EU-Geldpolitik: Damit sein darf, was sein muss
Es kann auf Dauer nicht gutgehen, zu verdrängen, dass der Vertrag von Maastricht in der Krise faktisch umgangen wird – nur weil eben nicht sein kann, was nicht sein darf.
Es kann auf Dauer nicht gutgehen, zu verdrängen, dass der Vertrag von Maastricht in der Krise faktisch umgangen wird – nur weil eben nicht sein kann, was nicht sein darf.
„Weil, so schließt er messerscharf, nicht sein kann, was nicht sein darf.“ So kurz und bündig beschrieb einst Christian Morgenstern in den „Galgenliedern“, wie sich Tatsachen mit der Begründung verdrängen lassen, dass es sie von Gesetzes wegen eigentlich gar nicht geben dürfte. Wohl nicht zufällig fiel mir diese Zeile beim Nachdenken darüber ein, wie es wohl nach Corona mit der europäischen Geld- und Fiskalpolitik weitergehen könnte.

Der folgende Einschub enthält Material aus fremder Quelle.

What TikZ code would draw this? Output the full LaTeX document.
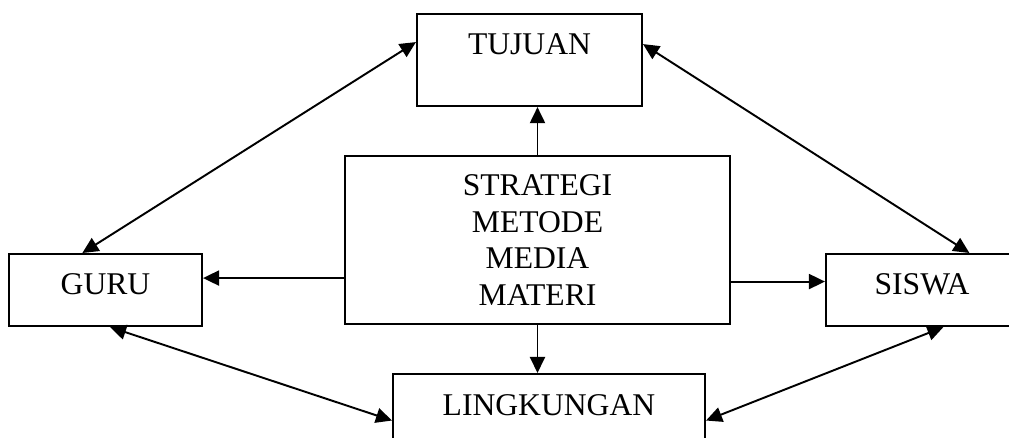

Noch gelingt es der Europäischen Zentralbank ja, den forcierten Erwerb von Staatsanleihen als eine Maßnahme darzustellen, welche vor allem dem Ziel dient, die durchschnittliche Inflationsrate im Euroraum auf annähernd zwei Prozent zu steigern und die infolge der Pandemie eingebrochene Konjunktur zu stützen. In Wirklichkeit dienen diese Zukäufe im Rahmen des Einsatzes eines ganzen Bündels von unkonventionellen Sonderinstrumenten jedoch zuallererst der Sicherstellung des Zusammenhalts der Gemeinschaftswährung. Internationale Gläubiger werden damit in der Überzeugung bestärkt, dass die EZB im Unterschied zur Staatsschuldenkrise 2012 diesmal eben keine Zerreißprobe riskiert. Auch wenn die bisherigen Maßnahmen zwingend notwendig waren: Es kann auf Dauer nicht gutgehen, zu verdrängen, dass damit der dem Euro zugrundeliegende Vertrag von Maastricht faktisch umgangen wird – nur weil eben nicht sein kann, was nicht sein darf.
Schulden auf leistbarem Niveau
Eine zweite Verdrängungsfront baut sich dort auf, wo es um die künftigen Staatsschulden-Spielregeln geht. Denn die Frage, wie und in welchem Umfang die krisenbedingt sprunghaft angestiegenen Schulden eines Tages wieder auf nachhaltig leistbare Niveaus zurückgeführt werden können, wird irgendwann zu beantworten sein, auch wenn der Europäische Rat sinnvollerweise die geltenden Regeln für dieses und das kommende Jahr gerade erst außer Kraft gesetzt hat.